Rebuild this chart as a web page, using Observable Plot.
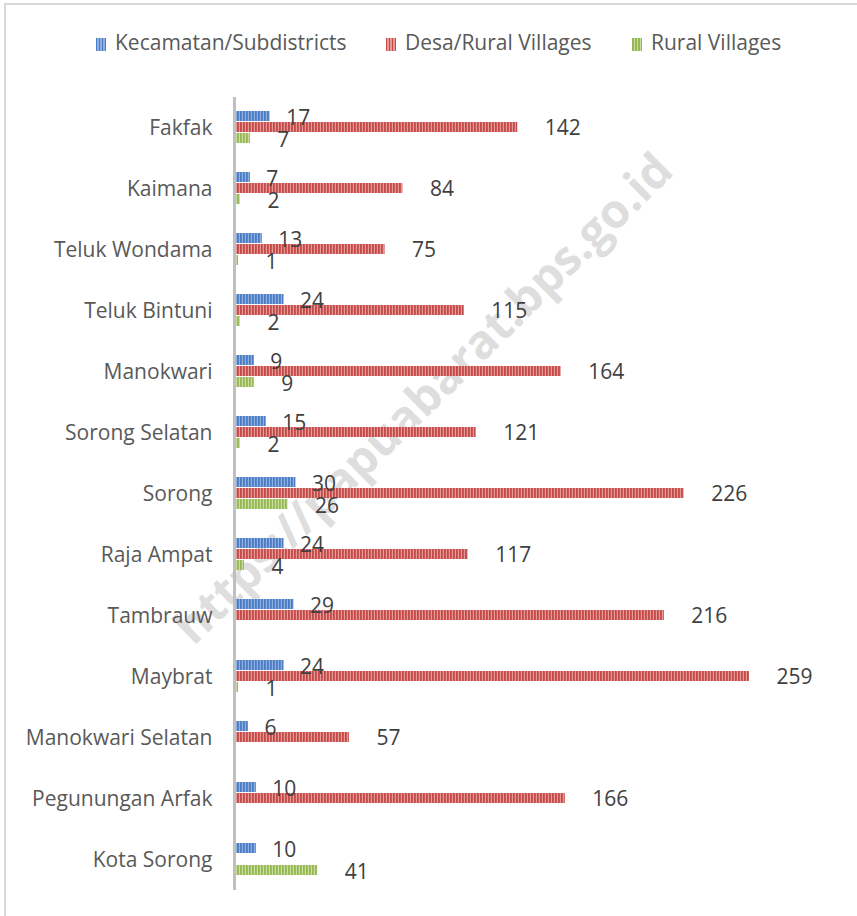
<!DOCTYPE html>
<html>
<head>
<meta charset="utf-8">
<script src="https://cdn.jsdelivr.net/npm/d3@7"></script>
<script src="https://cdn.jsdelivr.net/npm/@observablehq/plot@0.6"></script>
<style>
  html, body { margin: 0; padding: 0; background: #fff; }
  body { width: 857px; height: 916px; position: relative; overflow: hidden; font-family: "Open Sans", sans-serif; }
  #frame { position: absolute; left: 4px; top: 3px; width: 900px; height: 960px; border-left: 2px solid #d9d9d9; border-top: 2px solid #d9d9d9; }
  #legend { position: absolute; left: 0; top: 0; width: 857px; height: 80px; }
  .lg { position: absolute; top: 28px; font-size: 21px; color: #595959; line-height: 28px; white-space: nowrap; }
  .sw { display: inline-block; width: 10px; height: 13px; margin-right: 9px; vertical-align: -1px; }
  #wm { position: absolute; left: 422px; top: 397px; transform: translate(-50%, -50%) rotate(-44.5deg); font-size: 47px; font-weight: 700; color: #dedede; white-space: nowrap; z-index: 0; }
  #chart { position: absolute; left: 0; top: 80px; z-index: 1; }
</style>
</head>
<body>
<div id="frame"></div>
<div id="wm">https://papuabarat.bps.go.id</div>
<div id="legend"></div>
<div id="chart"></div>
<script>
const regions = ["Fakfak","Kaimana","Teluk Wondama","Teluk Bintuni","Manokwari","Sorong Selatan","Sorong","Raja Ampat","Tambrauw","Maybrat","Manokwari Selatan","Pegunungan Arfak","Kota Sorong"];
const seriesNames = ["Kecamatan/Subdistricts","Desa/Rural Villages","Rural Villages"];
const kecamatan = [17,7,13,24,9,15,30,24,29,24,6,10,10];
const desa = [142,84,75,115,164,121,226,117,216,259,57,166,null];
const rural = [7,2,1,2,9,2,26,4,null,1,null,null,41];
const seriesColors = ["#4a7cc4","#c44a47","#96b752"];
const seriesLight = ["#8fb0e0","#e59a98","#c9dda3"];
const patternIds = ["pBlue","pRed","pGreen"];

const seriesValues = [kecamatan, desa, rural];
const data = [];
regions.forEach((r, i) => {
  seriesNames.forEach((s, j) => {
    const v = seriesValues[j][i];
    if (v != null) data.push({region: r, series: s, value: v});
  });
});

// legend
const legend = document.getElementById("legend");
const legendX = [96, 386, 632];
seriesNames.forEach((s, j) => {
  const el = document.createElement("div");
  el.className = "lg";
  el.style.left = legendX[j] + "px";
  el.innerHTML = `<span class="sw" style="background:repeating-linear-gradient(90deg, ${seriesColors[j]} 0 1.5px, ${seriesLight[j]} 1.5px 3px)"></span>${s}`;
  legend.appendChild(el);
});

const labelDx = [16, 27, 27];
const labelDy = [2, 1, 2];

const chart = Plot.plot({
  width: 857,
  height: 836,
  marginLeft: 236,
  marginRight: 108,
  marginTop: 11,
  marginBottom: 20,
  style: {background: "transparent", fontFamily: "Open Sans, sans-serif"},
  x: {domain: [0, d3.max(data, d => d.value)], axis: null},
  y: {domain: seriesNames, axis: null, paddingOuter: 1.2, paddingInner: 0.08, align: 0.5},
  fy: {domain: regions, padding: 0, axis: "left", tickSize: 0, tickPadding: 24, label: null},
  color: {domain: seriesNames, range: patternIds.map(id => `url(#${id})`)},
  marks: [
    Plot.barX(data, {fy: "region", y: "series", x: "value", fill: "series"}),
    Plot.ruleX([0], {dx: -2, stroke: "#bfbfbf", strokeWidth: 3}),
    ...seriesNames.map((s, j) => Plot.text(data.filter(d => d.series === s), {
      fy: "region", y: "series", x: "value", text: d => String(d.value),
      textAnchor: "start", dx: labelDx[j], dy: labelDy[j], fontSize: 21, fill: "#404040"
    }))
  ]
});

const svg = chart.tagName.toLowerCase() === "svg" ? chart : chart.querySelector("svg");
const ns = "http://www.w3.org/2000/svg";
const defs = document.createElementNS(ns, "defs");
patternIds.forEach((id, j) => {
  const p = document.createElementNS(ns, "pattern");
  p.setAttribute("id", id);
  p.setAttribute("patternUnits", "userSpaceOnUse");
  p.setAttribute("width", "3");
  p.setAttribute("height", "4");
  const r1 = document.createElementNS(ns, "rect");
  r1.setAttribute("width", "3"); r1.setAttribute("height", "4"); r1.setAttribute("fill", seriesLight[j]);
  const r2 = document.createElementNS(ns, "rect");
  r2.setAttribute("width", "1.8"); r2.setAttribute("height", "4"); r2.setAttribute("fill", seriesColors[j]);
  p.appendChild(r1); p.appendChild(r2);
  defs.appendChild(p);
});
svg.insertBefore(defs, svg.firstChild);

svg.querySelectorAll("g[aria-label='fy-axis tick label'] text, g[aria-label='fy-axis'] text").forEach(t => {
  t.setAttribute("font-size", "21");
  t.setAttribute("fill", "#595959");
});
document.getElementById("chart").appendChild(chart);
</script>
</body>
</html>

+-------+

## GIVEN INSTRUCTION:
Scan the lines for the string "chart". Copy out each line that matches.

## COMPLETE OUTPUT:
Rebuild this chart as a web page, using Observable Plot.
  #chart { position: absolute; left: 0; top: 80px; z-index: 1; }
<div id="chart"></div>
const chart = Plot.plot({
const svg = chart.tagName.toLowerCase() === "svg" ? chart : chart.querySelector("svg");
document.getElementById("chart").appendChild(chart);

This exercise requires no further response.